At lunchtime, a school student march passes my window towards the nearby square. This arrondissement had the highest Lionel Jospin and lowest Le Pen vote in Paris. The square is teeming with children, gay couples, groups of Chinese friends, young men of North-African origin and Orthodox Jewish fathers with kids. I am glad to be living here and not in St Gilles, near Nimes, where Le Pen scored 35 per cent.

May Day
There are 400 anti-Le Pen demonstrations across France, plus Le Pen's own Joan of Arc rally (Vichy's favourite saint). There is a moving commemoration for Brahim Bouarram, murdered during a 1995 march.

It takes an hour to shuffle from one corner of Place de la Republique to another. There's little of the exhilaration one might expect from a Labour Day crowd of 600,000. Instead, one senses a fragile unity of determination and fear.

French television broadcasts Le Pen's family album. The political future seems in suspense.

Thursday
Vote in English local elections - the turnout is practically the same as France's abstention rate. The British National Party wins seats, yet Radio 4 seems intent on interviewing Le Pen's Front National as often as possible.

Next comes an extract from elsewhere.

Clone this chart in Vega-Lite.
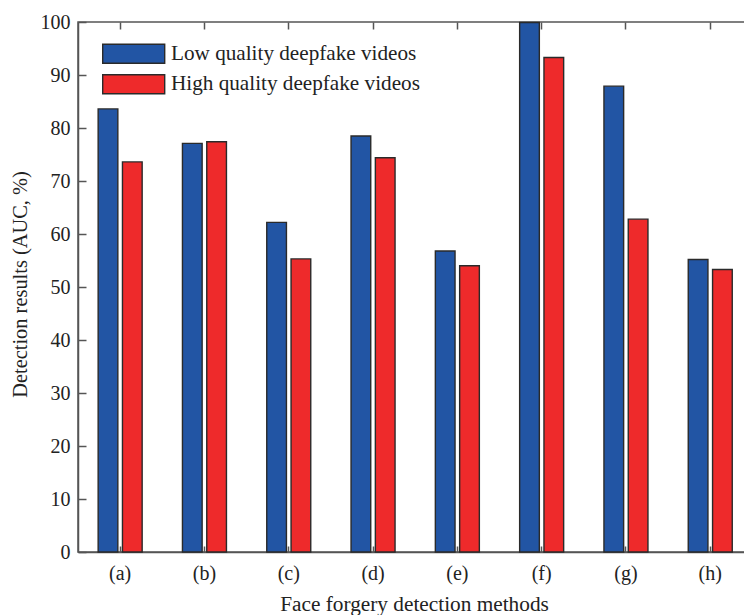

The Conférence des Présidents d'Université publishes a statement supporting intellectual freedom and democracy. It demands that "all students and French people" campaign until after the June parliamentary elections.

Across at Lyon II, the university postpones exams. I wonder if British university administration, academics and students would unite similarly? Only Lyon III, heart of intellectual negationism and currently subject to an education ministry inquiry, bucks the trend. Bruno Gollnisch, Le Pen's campaign director, teaches there. Access is barred to outsiders and posters removed.

Friday
The constitutional court rules rubber glove wearing an imprisonable offence.

Sunday
The new president is the candidate who, two weeks ago, convinced only 13 per cent of the electorate. Le Pen retains 5.6 million voters; St Gilles awarded him 40 per cent.

Karen Adler is research fellow in history at the University of Nottingham currently researching in Paris.